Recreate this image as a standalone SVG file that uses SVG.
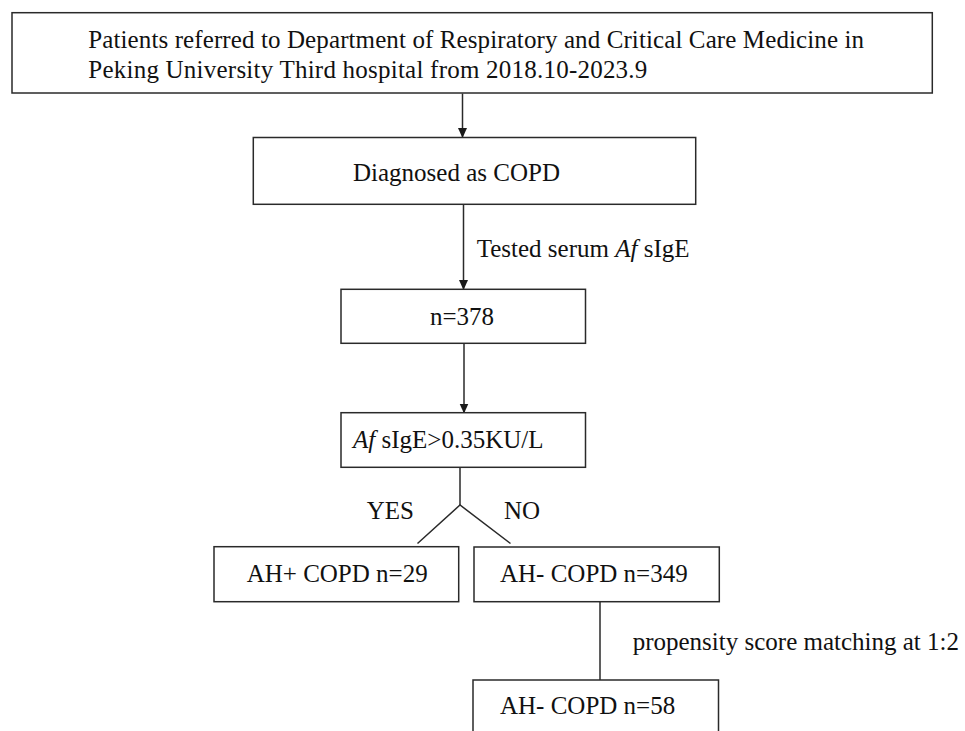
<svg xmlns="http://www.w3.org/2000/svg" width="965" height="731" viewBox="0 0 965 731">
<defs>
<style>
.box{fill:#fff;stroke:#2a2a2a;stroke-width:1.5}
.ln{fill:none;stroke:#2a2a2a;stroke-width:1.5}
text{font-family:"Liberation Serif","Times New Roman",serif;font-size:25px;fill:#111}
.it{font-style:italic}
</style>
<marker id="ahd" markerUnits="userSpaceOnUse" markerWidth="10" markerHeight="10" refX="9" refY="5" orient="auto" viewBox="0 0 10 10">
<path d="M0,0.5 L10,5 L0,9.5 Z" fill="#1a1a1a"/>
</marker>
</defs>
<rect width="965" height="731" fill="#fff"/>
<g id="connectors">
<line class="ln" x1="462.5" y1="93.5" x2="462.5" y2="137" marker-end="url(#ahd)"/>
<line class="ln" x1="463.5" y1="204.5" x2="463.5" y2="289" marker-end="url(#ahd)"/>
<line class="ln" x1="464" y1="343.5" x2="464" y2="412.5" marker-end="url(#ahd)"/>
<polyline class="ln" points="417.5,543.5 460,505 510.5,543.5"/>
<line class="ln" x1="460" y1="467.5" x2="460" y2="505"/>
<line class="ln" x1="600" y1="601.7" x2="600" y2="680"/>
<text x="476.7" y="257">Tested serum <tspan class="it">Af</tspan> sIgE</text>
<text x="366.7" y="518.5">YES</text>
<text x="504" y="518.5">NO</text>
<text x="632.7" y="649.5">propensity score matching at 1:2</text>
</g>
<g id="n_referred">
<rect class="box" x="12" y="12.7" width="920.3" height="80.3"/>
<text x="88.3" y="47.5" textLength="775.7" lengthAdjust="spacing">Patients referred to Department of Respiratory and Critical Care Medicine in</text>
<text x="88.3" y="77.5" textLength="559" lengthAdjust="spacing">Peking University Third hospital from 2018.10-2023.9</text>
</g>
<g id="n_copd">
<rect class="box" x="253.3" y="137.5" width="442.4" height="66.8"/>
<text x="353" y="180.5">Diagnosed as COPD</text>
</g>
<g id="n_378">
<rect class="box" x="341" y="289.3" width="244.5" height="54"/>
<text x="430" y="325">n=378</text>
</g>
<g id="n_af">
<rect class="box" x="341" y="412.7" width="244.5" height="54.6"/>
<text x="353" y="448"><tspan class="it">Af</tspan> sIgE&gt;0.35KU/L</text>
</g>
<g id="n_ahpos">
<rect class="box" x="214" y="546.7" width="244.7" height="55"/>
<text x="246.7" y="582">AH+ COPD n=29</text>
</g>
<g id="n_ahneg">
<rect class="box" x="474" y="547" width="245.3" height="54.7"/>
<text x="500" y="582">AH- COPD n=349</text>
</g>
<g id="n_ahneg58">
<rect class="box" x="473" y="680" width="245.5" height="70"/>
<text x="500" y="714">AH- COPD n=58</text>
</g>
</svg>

===============

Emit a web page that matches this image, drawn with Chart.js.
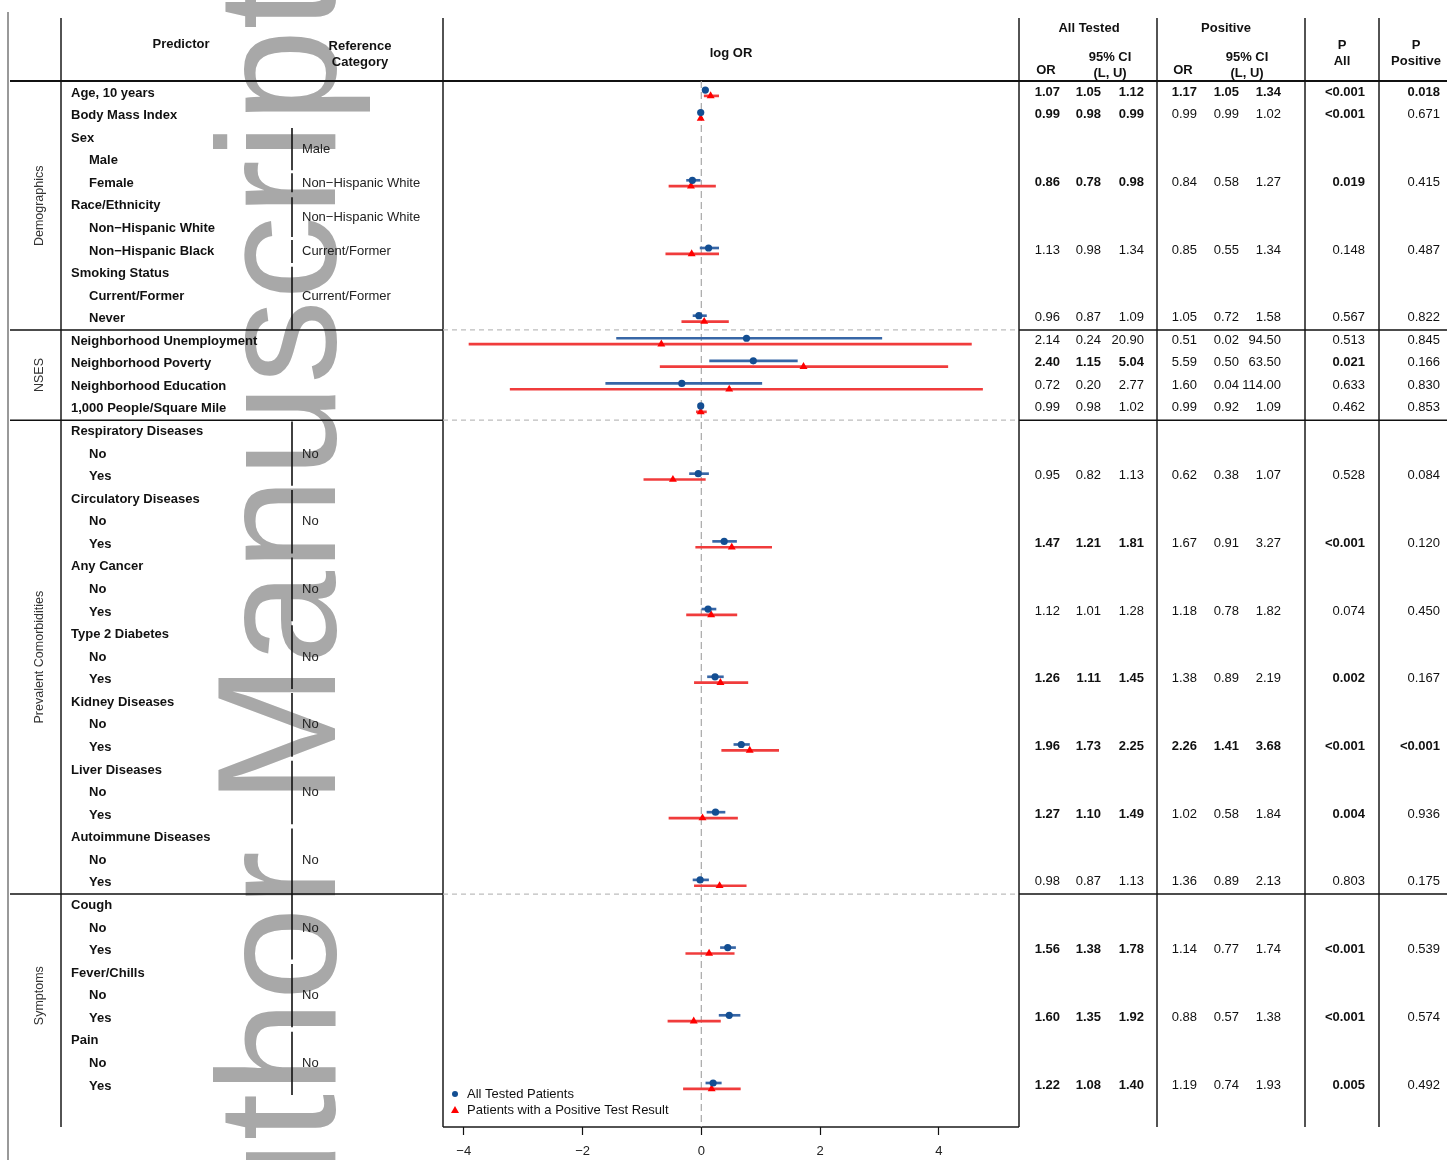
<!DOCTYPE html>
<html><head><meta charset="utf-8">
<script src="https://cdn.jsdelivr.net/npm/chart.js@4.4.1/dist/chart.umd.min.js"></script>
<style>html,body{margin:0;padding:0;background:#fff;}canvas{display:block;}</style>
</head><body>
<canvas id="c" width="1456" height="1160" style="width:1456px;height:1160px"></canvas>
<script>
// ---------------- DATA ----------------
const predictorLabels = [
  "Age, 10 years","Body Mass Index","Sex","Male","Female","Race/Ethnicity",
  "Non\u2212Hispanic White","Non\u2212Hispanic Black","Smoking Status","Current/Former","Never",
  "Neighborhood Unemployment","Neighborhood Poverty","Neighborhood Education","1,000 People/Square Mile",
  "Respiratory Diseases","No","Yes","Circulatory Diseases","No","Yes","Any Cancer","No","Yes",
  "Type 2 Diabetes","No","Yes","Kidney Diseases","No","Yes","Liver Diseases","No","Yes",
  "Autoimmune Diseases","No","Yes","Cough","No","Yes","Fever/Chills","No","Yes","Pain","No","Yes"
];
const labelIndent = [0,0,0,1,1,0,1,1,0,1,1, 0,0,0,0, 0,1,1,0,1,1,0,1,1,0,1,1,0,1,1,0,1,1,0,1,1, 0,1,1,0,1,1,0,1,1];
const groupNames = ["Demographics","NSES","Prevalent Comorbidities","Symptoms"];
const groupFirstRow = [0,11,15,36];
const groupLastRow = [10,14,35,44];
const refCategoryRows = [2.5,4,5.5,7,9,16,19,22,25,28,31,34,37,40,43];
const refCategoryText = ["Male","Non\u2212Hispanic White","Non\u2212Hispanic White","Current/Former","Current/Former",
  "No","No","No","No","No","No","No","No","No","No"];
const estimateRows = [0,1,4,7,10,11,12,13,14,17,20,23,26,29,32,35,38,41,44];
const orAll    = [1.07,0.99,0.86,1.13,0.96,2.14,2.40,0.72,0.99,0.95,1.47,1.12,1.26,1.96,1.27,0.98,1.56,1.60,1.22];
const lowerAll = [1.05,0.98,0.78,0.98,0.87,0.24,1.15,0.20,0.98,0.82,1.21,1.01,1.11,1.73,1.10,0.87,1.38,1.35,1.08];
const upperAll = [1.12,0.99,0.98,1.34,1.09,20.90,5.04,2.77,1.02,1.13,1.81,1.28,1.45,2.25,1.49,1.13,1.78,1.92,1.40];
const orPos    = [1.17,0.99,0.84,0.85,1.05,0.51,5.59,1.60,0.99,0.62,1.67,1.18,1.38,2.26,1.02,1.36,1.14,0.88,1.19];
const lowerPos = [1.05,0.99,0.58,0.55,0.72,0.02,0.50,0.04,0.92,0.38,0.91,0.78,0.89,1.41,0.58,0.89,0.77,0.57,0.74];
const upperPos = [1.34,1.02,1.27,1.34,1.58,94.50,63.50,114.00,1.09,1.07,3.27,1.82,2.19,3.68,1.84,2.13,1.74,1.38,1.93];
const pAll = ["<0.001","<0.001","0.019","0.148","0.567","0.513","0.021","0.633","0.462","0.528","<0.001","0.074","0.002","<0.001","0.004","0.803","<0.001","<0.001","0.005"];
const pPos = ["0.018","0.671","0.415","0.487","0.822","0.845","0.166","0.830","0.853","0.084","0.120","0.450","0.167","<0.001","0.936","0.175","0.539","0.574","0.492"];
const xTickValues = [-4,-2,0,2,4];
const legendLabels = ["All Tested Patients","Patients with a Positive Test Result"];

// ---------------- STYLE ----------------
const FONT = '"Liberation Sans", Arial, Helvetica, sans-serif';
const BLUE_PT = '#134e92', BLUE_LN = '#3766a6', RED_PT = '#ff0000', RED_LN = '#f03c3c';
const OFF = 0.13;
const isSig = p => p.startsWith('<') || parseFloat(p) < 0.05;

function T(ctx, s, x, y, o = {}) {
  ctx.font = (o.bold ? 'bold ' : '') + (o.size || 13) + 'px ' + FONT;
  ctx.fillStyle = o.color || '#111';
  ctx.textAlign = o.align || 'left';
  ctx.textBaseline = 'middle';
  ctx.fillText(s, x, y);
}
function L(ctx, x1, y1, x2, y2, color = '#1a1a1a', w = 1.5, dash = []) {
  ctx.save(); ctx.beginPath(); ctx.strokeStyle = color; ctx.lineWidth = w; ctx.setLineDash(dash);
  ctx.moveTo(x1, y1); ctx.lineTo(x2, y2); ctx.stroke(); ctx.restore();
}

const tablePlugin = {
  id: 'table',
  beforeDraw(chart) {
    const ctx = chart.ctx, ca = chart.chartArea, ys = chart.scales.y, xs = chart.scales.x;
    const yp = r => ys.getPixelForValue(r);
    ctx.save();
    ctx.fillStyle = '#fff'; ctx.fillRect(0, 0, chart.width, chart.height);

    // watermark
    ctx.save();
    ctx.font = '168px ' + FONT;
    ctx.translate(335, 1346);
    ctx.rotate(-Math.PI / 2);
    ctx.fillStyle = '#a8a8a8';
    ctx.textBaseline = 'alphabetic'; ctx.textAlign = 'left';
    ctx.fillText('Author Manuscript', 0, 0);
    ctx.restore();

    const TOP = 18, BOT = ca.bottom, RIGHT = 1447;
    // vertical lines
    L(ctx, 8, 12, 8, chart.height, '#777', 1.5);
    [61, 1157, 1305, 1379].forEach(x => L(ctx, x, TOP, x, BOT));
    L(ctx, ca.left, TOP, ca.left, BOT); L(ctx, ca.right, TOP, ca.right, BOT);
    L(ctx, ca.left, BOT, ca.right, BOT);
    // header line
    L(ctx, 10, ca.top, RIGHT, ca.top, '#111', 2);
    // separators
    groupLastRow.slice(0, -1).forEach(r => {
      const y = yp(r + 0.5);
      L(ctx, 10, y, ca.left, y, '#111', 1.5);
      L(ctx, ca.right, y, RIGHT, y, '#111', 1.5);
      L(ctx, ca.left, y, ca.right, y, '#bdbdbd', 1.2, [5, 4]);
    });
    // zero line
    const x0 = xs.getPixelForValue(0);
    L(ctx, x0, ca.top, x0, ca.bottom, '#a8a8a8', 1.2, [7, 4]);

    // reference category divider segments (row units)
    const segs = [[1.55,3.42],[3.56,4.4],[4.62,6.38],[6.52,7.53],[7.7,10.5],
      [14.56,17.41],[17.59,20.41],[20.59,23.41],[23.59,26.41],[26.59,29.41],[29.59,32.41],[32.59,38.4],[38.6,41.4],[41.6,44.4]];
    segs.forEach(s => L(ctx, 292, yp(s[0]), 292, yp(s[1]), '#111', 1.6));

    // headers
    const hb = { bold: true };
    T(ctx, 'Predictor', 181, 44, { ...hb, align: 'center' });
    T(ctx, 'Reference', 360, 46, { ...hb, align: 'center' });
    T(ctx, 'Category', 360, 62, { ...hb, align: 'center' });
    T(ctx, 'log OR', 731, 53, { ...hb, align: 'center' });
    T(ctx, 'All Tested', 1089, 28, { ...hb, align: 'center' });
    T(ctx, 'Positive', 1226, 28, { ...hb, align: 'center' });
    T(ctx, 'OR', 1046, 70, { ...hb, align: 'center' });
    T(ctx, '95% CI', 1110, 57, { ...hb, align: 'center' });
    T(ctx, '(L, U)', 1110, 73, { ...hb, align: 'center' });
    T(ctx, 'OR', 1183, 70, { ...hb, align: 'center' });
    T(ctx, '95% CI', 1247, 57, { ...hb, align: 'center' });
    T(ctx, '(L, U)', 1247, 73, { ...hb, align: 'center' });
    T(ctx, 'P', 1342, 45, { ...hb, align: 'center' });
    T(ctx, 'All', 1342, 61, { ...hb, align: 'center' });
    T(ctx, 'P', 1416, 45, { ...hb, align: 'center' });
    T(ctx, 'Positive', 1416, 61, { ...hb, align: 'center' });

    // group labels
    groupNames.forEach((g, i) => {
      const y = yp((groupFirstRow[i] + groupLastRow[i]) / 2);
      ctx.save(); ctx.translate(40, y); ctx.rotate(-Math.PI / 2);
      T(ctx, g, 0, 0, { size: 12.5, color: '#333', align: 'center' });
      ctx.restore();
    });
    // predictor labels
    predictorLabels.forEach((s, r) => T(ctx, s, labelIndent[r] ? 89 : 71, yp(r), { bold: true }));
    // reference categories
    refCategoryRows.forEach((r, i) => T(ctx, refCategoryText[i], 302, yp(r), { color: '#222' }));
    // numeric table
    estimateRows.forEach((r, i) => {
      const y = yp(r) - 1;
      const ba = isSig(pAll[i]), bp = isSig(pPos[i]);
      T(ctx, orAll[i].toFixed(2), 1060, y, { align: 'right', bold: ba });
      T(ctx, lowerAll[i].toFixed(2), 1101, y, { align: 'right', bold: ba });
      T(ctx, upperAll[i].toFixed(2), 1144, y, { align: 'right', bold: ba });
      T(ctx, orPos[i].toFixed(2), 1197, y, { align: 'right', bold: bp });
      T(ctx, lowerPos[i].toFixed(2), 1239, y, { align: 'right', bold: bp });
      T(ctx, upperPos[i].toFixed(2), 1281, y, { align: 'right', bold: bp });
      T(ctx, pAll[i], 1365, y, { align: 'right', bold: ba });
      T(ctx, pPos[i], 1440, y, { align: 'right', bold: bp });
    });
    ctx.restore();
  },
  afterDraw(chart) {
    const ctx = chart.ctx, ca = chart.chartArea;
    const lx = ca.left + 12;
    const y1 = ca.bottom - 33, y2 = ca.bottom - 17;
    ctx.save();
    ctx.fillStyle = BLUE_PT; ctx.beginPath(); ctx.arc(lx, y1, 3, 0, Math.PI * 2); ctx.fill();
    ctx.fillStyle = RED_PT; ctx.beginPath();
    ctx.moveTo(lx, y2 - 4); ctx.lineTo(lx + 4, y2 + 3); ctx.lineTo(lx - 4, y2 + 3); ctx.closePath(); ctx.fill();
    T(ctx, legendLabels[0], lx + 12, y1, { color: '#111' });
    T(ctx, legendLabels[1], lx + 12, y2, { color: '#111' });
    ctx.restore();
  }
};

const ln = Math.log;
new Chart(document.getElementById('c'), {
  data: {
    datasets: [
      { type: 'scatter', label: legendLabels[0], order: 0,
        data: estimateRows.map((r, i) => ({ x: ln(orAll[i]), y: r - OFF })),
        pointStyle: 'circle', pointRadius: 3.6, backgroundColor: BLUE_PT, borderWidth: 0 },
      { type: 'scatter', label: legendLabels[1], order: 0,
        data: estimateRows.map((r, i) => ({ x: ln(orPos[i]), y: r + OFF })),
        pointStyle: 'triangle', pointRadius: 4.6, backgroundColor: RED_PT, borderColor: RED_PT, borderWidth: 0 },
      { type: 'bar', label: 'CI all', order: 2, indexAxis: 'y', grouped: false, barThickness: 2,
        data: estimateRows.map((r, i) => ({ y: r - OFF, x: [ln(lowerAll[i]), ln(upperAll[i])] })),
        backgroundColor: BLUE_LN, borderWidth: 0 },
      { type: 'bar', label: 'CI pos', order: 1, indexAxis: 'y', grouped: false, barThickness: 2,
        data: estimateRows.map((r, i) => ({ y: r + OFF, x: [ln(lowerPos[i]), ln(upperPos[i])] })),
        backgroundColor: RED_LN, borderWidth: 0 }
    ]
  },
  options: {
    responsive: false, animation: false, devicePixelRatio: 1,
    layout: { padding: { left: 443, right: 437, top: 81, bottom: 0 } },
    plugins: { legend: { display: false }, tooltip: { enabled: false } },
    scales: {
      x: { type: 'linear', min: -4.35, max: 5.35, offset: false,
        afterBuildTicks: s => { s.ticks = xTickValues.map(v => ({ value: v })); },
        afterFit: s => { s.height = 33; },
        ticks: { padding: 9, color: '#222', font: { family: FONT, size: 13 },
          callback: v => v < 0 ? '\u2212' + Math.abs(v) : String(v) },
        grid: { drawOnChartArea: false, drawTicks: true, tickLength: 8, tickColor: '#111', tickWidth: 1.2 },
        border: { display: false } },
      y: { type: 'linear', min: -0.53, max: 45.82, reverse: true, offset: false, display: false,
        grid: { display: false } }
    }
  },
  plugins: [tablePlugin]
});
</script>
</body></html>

===============

Gather all lines where the word "that" appears.

Recreate this image as a standalone SVG file that uses SVG.
Emit a web page that matches this image, drawn with Chart.js.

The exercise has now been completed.